The team also demonstrated something that standard SFG cannot easily achieve: determining the absolute orientation of molecules relative to the surface. By analyzing the interference pattern between the molecular vibrational signal and the residual background, they could distinguish whether a molecule points "up" or "down" - not just its tilt angle, but its actual direction. This is valuable information for understanding how molecules anchor to catalytic surfaces, how self-assembled monolayers organize, and how molecular devices function.
Confirming the signal comes from the nanoscale gap
One persistent concern with tip-enhanced spectroscopy techniques is whether the detected signal genuinely originates from the nanoscale region between tip and substrate, or whether it includes far-field contributions from a larger area. The researchers addressed this by simultaneously detecting signals scattered in both forward and backward directions. Both signals matched in their spectral features, confirming that they arose from the near-field enhancement in the tip-substrate gap rather than from far-field illumination of a broader surface area.
This verification is important because the spatial resolution claims of tip-enhanced techniques rest on the assumption that the signal comes exclusively from the enhanced region. If far-field contributions leak in, the effective resolution degrades to the diffraction limit - micrometers rather than nanometers.
The road to watching reactions in real time
The researchers outline an ambitious next step: sweeping the time delay between pulses to perform time-resolved measurements. In principle, this would allow them to track ultrafast molecular dynamics and chemical reactions at surfaces with both nanoscale spatial resolution and femtosecond temporal resolution. That combination - seeing where molecules are and what they are doing, at the nanometer and femtosecond scale - would be a powerful tool for studying catalytic mechanisms.

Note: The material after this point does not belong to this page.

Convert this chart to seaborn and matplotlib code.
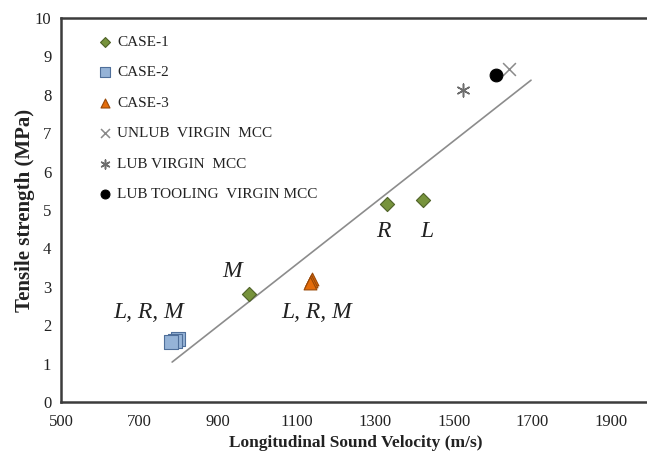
import matplotlib
matplotlib.use("Agg")
import matplotlib.pyplot as plt
import seaborn as sns
import pandas as pd

# ---- data ----
case1_x = [979, 1330, 1422]
case1_y = [2.8, 5.15, 5.25]
case2_x = [798, 790, 781]
case2_y = [1.65, 1.60, 1.55]
case3_x = [1140, 1137, 1134]
case3_y = [3.20, 3.15, 3.10]
unlub_x = [1641]
unlub_y = [8.67]
lub_x = [1524]
lub_y = [8.12]
tool_x = [1608]
tool_y = [8.52]
trend_x = [783, 1697]
trend_y = [1.04, 8.38]

x_ticks = [500, 700, 900, 1100, 1300, 1500, 1700, 1900]
y_ticks = list(range(0, 11))

sns.set_style("white")
plt.rcParams['font.family'] = ['Liberation Serif', 'DejaVu Serif']

fig = plt.figure(figsize=(6.47, 4.54), dpi=100)
ax = fig.add_axes([61/647, 52/454, 589/647, 384/454])

sns.lineplot(x=trend_x, y=trend_y, ax=ax, color="#8c8c8c", linewidth=1.2, zorder=1)

sns.scatterplot(x=case1_x, y=case1_y, ax=ax, marker='D', s=52, color="#77933C",
                edgecolor="#4F6228", linewidth=0.8, label="CASE-1", zorder=3)
sns.scatterplot(x=case2_x, y=case2_y, ax=ax, marker='s', s=95, color="#95B3D7",
                edgecolor="#4F6F9A", linewidth=0.8, label="CASE-2", zorder=3)
sns.scatterplot(x=case3_x, y=case3_y, ax=ax, marker='^', s=85, color="#E46C0A",
                edgecolor="#984807", linewidth=0.8, label="CASE-3", zorder=3)
sns.scatterplot(x=unlub_x, y=unlub_y, ax=ax, marker='x', s=85, color="#8a8a8a",
                linewidth=1.1, label="UNLUB  VIRGIN  MCC", zorder=3)
sns.scatterplot(x=lub_x, y=lub_y, ax=ax, marker=(6, 2, 0), s=85, color="#6e6e6e",
                linewidth=1.1, label="LUB VIRGIN  MCC", zorder=3)
sns.scatterplot(x=tool_x, y=tool_y, ax=ax, marker='o', s=85, color="black",
                edgecolor="black", label="LUB TOOLING  VIRGIN MCC", zorder=3)

# annotations
ann = dict(fontsize=17, style='italic', ha='center', va='center', color='#222222')
ax.text(936, 3.39, "M", **ann)
ax.text(1320, 4.43, "R", **ann)
ax.text(1432, 4.43, "L", **ann)
ax.text(724, 2.34, "L, R, M", **ann)
ax.text(1152, 2.34, "L, R, M", **ann)

ax.set_xlim(500, 2000)
ax.set_ylim(0, 10)
ax.set_xticks(x_ticks)
ax.set_yticks(y_ticks)
ax.tick_params(axis='both', length=0, labelsize=12, colors='#222222')
ax.tick_params(axis='x', pad=9)
ax.tick_params(axis='y', pad=7)
ax.set_xlabel("Longitudinal Sound Velocity (m/s)", fontsize=12.5, fontweight='bold',
              color='#222222', labelpad=3)
ax.set_ylabel("Tensile strength (MPa)", fontsize=15, fontweight='bold',
              color='#222222', labelpad=0)

for side in ['left', 'bottom', 'top']:
    ax.spines[side].set_visible(True)
    ax.spines[side].set_color('#3c3c3c')
    ax.spines[side].set_linewidth(1.8)
ax.spines['right'].set_visible(False)

leg = ax.legend(loc='upper left', bbox_to_anchor=(0.049, 0.972), frameon=False,
                fontsize=11, labelspacing=1.1, handletextpad=0.2, handlelength=1.2,
                markerscale=0.7, borderaxespad=0)
for t in leg.get_texts():
    t.set_color('#222222')

fig.savefig("out.png", dpi=100)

But important limitations remain. The current work was performed under ultrahigh vacuum conditions with well-defined model systems. Extending the technique to ambient conditions, liquid environments, or operando catalysis measurements would introduce substantial technical challenges. The signal levels, while enhanced ten-million-fold, still require long acquisition times for weak vibrational modes. And the STM-based geometry restricts measurements to conductive substrates and limits the types of samples that can be studied.
The technique also requires sophisticated pulse-shaping optics and precise timing control, which limits its accessibility to laboratories with substantial ultrafast laser infrastructure. It is not yet a routine analytical tool. Still, for the subset of surface science questions where knowing the exact orientation and vibrational character of individual molecules at nanoscale precision matters, this approach addresses a real and previously unsolved measurement problem.